Hasbro, which gets about 9 percent of its revenue from Toys‘R‘Us, said the Chapter 11 filing raised uncertainty about the timing and amount of toys it would ship to the retailer in the fourth quarter.
The surprise filing last month underscored the Amazon-fueled shift away from brick-and-mortar retailing, and bodes ill for the entire toy industry.
Hasbro’s warning hit rivals - shares of Mattel Inc and Jakks Pacific Inc were down 4 percent and 1.5 percent, respectively.
Toys‘R‘Us, once the largest toy retail chain in the United States, still owes creditors $5 billion in debt with Hasbro exposed to the tune of $60 million in unsecured claims for payment.
Chief Executive Brian Goldner said the bankruptcy had created a “fluid environment” for the company’s shipments, but downplayed its long-term effect saying it would not hurt 2018 results.

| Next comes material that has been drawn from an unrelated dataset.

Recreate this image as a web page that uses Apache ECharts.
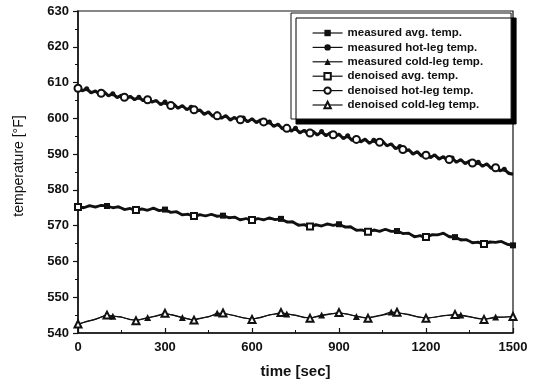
<!DOCTYPE html>
<html>
<head>
<meta charset="utf-8">
<script src="https://cdn.jsdelivr.net/npm/echarts@6/dist/echarts.min.js"></script>
<style>
  html, body { margin: 0; padding: 0; background: #fff; }
  #chart { width: 539px; height: 386px; }
</style>
</head>
<body>
<div id="chart"></div>
<script>
// x positions (sec) of each series' samples
function timeSteps(start, end, step) {
  const arr = []
  for (let t = start; t <= end; t += step) arr.push(t)
  return arr
}

const seriesNames = [
  'measured avg. temp.',
  'measured hot-leg temp.',
  'measured cold-leg temp.',
  'denoised avg. temp.',
  'denoised hot-leg temp.',
  'denoised cold-leg temp.',
]

const xTicks = [0, 300, 600, 900, 1200, 1500]
const yTicks = [540, 550, 560, 570, 580, 590, 600, 610, 620, 630]

// measured hot-leg, every 15 s
const hotMeasuredTime = timeSteps(0, 1500, 15)
const hotMeasured = [
  608.6, 607.7, 608.3, 607.1, 607.7, 606.6, 607.4, 606.3, 606.9, 605.8,
  606.5, 605.4, 606.2, 605.2, 605.9, 604.9, 605.7, 604.5, 605.0, 603.8,
  604.6, 603.3, 604.0, 602.8, 603.6, 602.4, 603.1, 601.8, 602.4, 601.1,
  601.8, 600.5, 601.2, 600.0, 600.8, 599.5, 600.3, 599.2, 600.1, 599.0,
  599.9, 598.8, 599.6, 598.4, 599.0, 597.7, 598.4, 597.0, 597.7, 596.4,
  597.2, 595.9, 596.7, 595.5, 596.4, 595.3, 596.3, 595.1, 596.0, 594.8,
  595.6, 594.3, 595.1, 593.8, 594.6, 593.4, 594.2, 593.0, 593.9, 592.8,
  593.7, 592.3, 592.9, 591.5, 592.1, 590.6, 591.3, 590.0, 590.7, 589.4,
  590.2, 589.0, 589.8, 588.6, 589.3, 588.1, 588.9, 587.7, 588.5, 587.3,
  588.1, 586.9, 587.7, 586.6, 587.3, 586.0, 586.7, 585.3, 585.8, 584.6,
  584.4,
]
const hotMeasuredMarks = [30, 120, 210, 300, 390, 480, 570, 660, 750, 840, 930, 1020, 1110, 1200, 1290, 1380, 1470]

// measured average, every 20 s
const avgMeasuredTime = timeSteps(0, 1500, 20)
const avgMeasured = [
  575.4, 575.0, 575.6, 575.2, 575.7, 575.5, 575.0, 575.3, 574.5, 574.8,
  574.2, 574.7, 574.3, 574.9, 574.2, 574.5, 573.7, 573.9, 573.0, 573.2,
  572.5, 573.1, 572.7, 573.2, 572.6, 572.8, 572.2, 572.4, 571.6, 572.0,
  571.4, 572.0, 571.6, 572.2, 571.7, 571.9, 571.0, 571.1, 570.1, 570.3,
  569.6, 570.3, 569.9, 570.5, 570.1, 570.4, 569.6, 569.7, 568.7, 568.8,
  568.1, 568.8, 568.4, 569.0, 568.4, 568.5, 567.8, 567.9, 566.9, 567.2,
  566.6, 567.5, 567.4, 567.9, 566.9, 566.8, 566.0, 566.1, 565.2, 565.4,
  564.7, 565.5, 565.3, 565.6, 564.8, 564.5,
]
const avgMeasuredMarks = [100, 300, 500, 700, 900, 1100, 1300, 1500]

// measured cold-leg, every 30 s
const coldMeasuredTime = timeSteps(0, 1500, 30)
const coldMeasured = [
  542.4, 543.3, 543.8, 544.8, 544.7, 544.5, 543.7, 543.7, 544.3, 544.7,
  545.4, 545.0, 544.3, 543.7, 544.1, 544.5, 545.6, 545.3, 544.9, 544.2,
  543.9, 544.3, 545.1, 545.4, 545.3, 545.0, 544.3, 544.4, 545.0, 545.4,
  545.6, 545.3, 544.6, 544.2, 544.6, 545.1, 545.9, 545.5, 545.2, 544.5,
  544.2, 544.4, 544.9, 545.0, 545.0, 544.6, 544.0, 544.0, 544.5, 544.4,
  544.6,
]
const coldMeasuredMarks = [120, 240, 360, 480, 600, 720, 840, 960, 1080, 1200, 1320, 1440]

// denoised hot-leg
const hotDenoisedTime = [
  0, 40, 80, 120, 160, 200, 240, 280, 320, 360, 400, 440, 480, 520, 560, 600, 640, 680, 720, 760,
  800, 840, 880, 920, 960, 1000, 1040, 1080, 1120, 1160, 1200, 1240, 1280, 1320, 1360, 1400, 1440, 1480, 1500,
]
const hotDenoised = [
  608.4, 607.6, 607.0, 606.4, 605.9, 605.6, 605.2, 604.4, 603.6, 603.1,
  602.4, 601.5, 600.7, 600.1, 599.6, 599.4, 599.0, 598.1, 597.2, 596.5,
  595.9, 595.8, 595.4, 594.8, 594.1, 593.6, 593.3, 592.4, 591.3, 590.4,
  589.7, 589.2, 588.5, 588.0, 587.5, 587.0, 586.2, 585.1, 584.6,
]
const hotDenoisedMarks = [0, 80, 160, 240, 320, 400, 480, 560, 640, 720, 800, 880, 960, 1040, 1120, 1200, 1280, 1360, 1440]

// denoised average, every 50 s
const avgDenoisedTime = timeSteps(0, 1500, 50)
const avgDenoised = [
  575.2, 575.4, 575.4, 574.9, 574.4, 574.6, 574.4, 573.4, 572.7, 573.0,
  572.8, 572.0, 571.6, 571.9, 571.8, 570.6, 569.8, 570.2, 570.4, 569.2,
  568.3, 568.7, 568.5, 567.4, 566.8, 567.8, 566.8, 565.6, 564.9, 565.6,
  564.6,
]
const avgDenoisedMarks = [0, 200, 400, 600, 800, 1000, 1200, 1400]

// denoised cold-leg, every 50 s
const coldDenoisedTime = timeSteps(0, 1500, 50)
const coldDenoised = [
  542.5, 543.6, 545.0, 544.4, 543.4, 544.4, 545.5, 544.5, 543.6, 544.6,
  545.6, 544.6, 543.8, 544.8, 545.7, 544.9, 544.1, 545.0, 545.7, 544.9,
  544.1, 545.0, 545.8, 544.9, 544.1, 544.7, 545.2, 544.5, 543.8, 544.4,
  544.6,
]
const coldDenoisedMarks = [0, 100, 200, 300, 400, 500, 600, 700, 800, 900, 1000, 1100, 1200, 1300, 1400, 1500]

const FONT = "'Liberation Sans', Arial, sans-serif"
const INK = '#111'

function buildData(times, values, marks) {
  return times.map((t, i) => {
    const item = { value: [t, values[i]] }
    if (marks.indexOf(t) < 0) item.symbol = 'none'
    return item
  })
}

function lineSeries(name, times, values, marks, symbol, size, width) {
  return {
    name,
    type: 'line',
    data: buildData(times, values, marks),
    symbol,
    symbolSize: size,
    showSymbol: true,
    showAllSymbol: true,
    lineStyle: { color: INK, width },
    itemStyle: { color: INK, borderWidth: 1.2 },
    emphasis: { disabled: true },
    z: 2,
  }
}

const chart = echarts.init(document.getElementById('chart'))

chart.setOption({
  animation: false,
  backgroundColor: '#fff',
  grid: { left: 78, right: 26, top: 11, bottom: 53, show: true, borderColor: INK, borderWidth: 1.2 },
  legend: {
    orient: 'vertical',
    left: 291,
    top: 13,
    data: seriesNames,
    itemWidth: 30,
    itemHeight: 8,
    itemGap: 2.4,
    padding: [14, 28, 8, 21],
    backgroundColor: '#fff',
    borderColor: INK,
    borderWidth: 1,
    shadowColor: '#000',
    shadowBlur: 0,
    shadowOffsetX: 5,
    shadowOffsetY: 5,
    lineStyle: { width: 1.2 },
    textStyle: { color: INK, fontSize: 11.5, fontWeight: 'bold', fontFamily: FONT, lineHeight: 12 },
  },
  xAxis: {
    type: 'value',
    min: 0,
    max: 1500,
    interval: 300,
    name: 'time [sec]',
    nameLocation: 'middle',
    nameGap: 31,
    nameTextStyle: { color: INK, fontSize: 15, fontWeight: 'bold', fontFamily: FONT },
    axisLine: { onZero: false, lineStyle: { color: INK, width: 1.5 } },
    axisTick: { inside: true, length: 5, lineStyle: { color: INK, width: 1.2 } },
    minorTick: { show: true, splitNumber: 2, length: 3, lineStyle: { color: INK } },
    axisLabel: {
      color: INK, fontSize: 13, fontWeight: 'bold', fontFamily: FONT, margin: 8,
      formatter: v => (xTicks.indexOf(v) >= 0 ? String(v) : ''),
    },
    splitLine: { show: false },
  },
  yAxis: {
    type: 'value',
    min: 540,
    max: 630,
    interval: 10,
    name: 'temperature [°F]',
    nameLocation: 'middle',
    nameGap: 52,
    nameTextStyle: { color: INK, fontSize: 14, fontFamily: FONT, padding: [0, 0, 0, 12] },
    axisLine: { onZero: false, lineStyle: { color: INK, width: 1.5 } },
    axisTick: { inside: false, length: 5, lineStyle: { color: INK, width: 1.2 } },
    minorTick: { show: true, splitNumber: 2, length: 3, lineStyle: { color: INK } },
    axisLabel: {
      color: INK, fontSize: 13, fontWeight: 'bold', fontFamily: FONT, margin: 9,
      formatter: v => (yTicks.indexOf(v) >= 0 ? String(v) : ''),
    },
    splitLine: { show: false },
  },
  series: [
    lineSeries(seriesNames[0], avgMeasuredTime, avgMeasured, avgMeasuredMarks, 'rect', 6, 2.8),
    lineSeries(seriesNames[1], hotMeasuredTime, hotMeasured, hotMeasuredMarks, 'circle', 5, 3),
    lineSeries(seriesNames[2], coldMeasuredTime, coldMeasured, coldMeasuredMarks, 'triangle', 7, 1.1),
    lineSeries(seriesNames[3], avgDenoisedTime, avgDenoised, avgDenoisedMarks, 'emptyRect', 6, 1.1),
    lineSeries(seriesNames[4], hotDenoisedTime, hotDenoised, hotDenoisedMarks, 'emptyCircle', 7, 1.1),
    lineSeries(seriesNames[5], coldDenoisedTime, coldDenoised, coldDenoisedMarks, 'emptyTriangle', 7, 1.1),
  ],
})
</script>
</body>
</html>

The second biggest U.S. toymaker said it expects fourth quarter revenue to increase 4 percent to 7 percent, or $1.70-$1.74 billion. Analysts on average had expected $1.82 billion.
Morning Star analyst Jaime Katz said the concerns over Toys‘R‘Us were “overblown” as its debtor-in-possession financing would help it cover most of its payments to toy makers.
Meanwhile, Katz said, Hasbro and Mattel will have more time to find alternate channels to distribute their products.
The toymaker said it had reached an agreement with Toys‘R‘Us last week over account receivables - outstanding receipts the company is owed from its customers - but there would be a two-day delay in receiving payments over the current cycle.
Hasbro’s outlook follows Jakks Pacific’s warning in September that it would post a loss in 2017 because of the bankruptcy.
Hasbro on Monday also reported third-quarter profit of $265.6 million, or $2.09 per share and a 7 percent rise in revenue to $1.79 billion.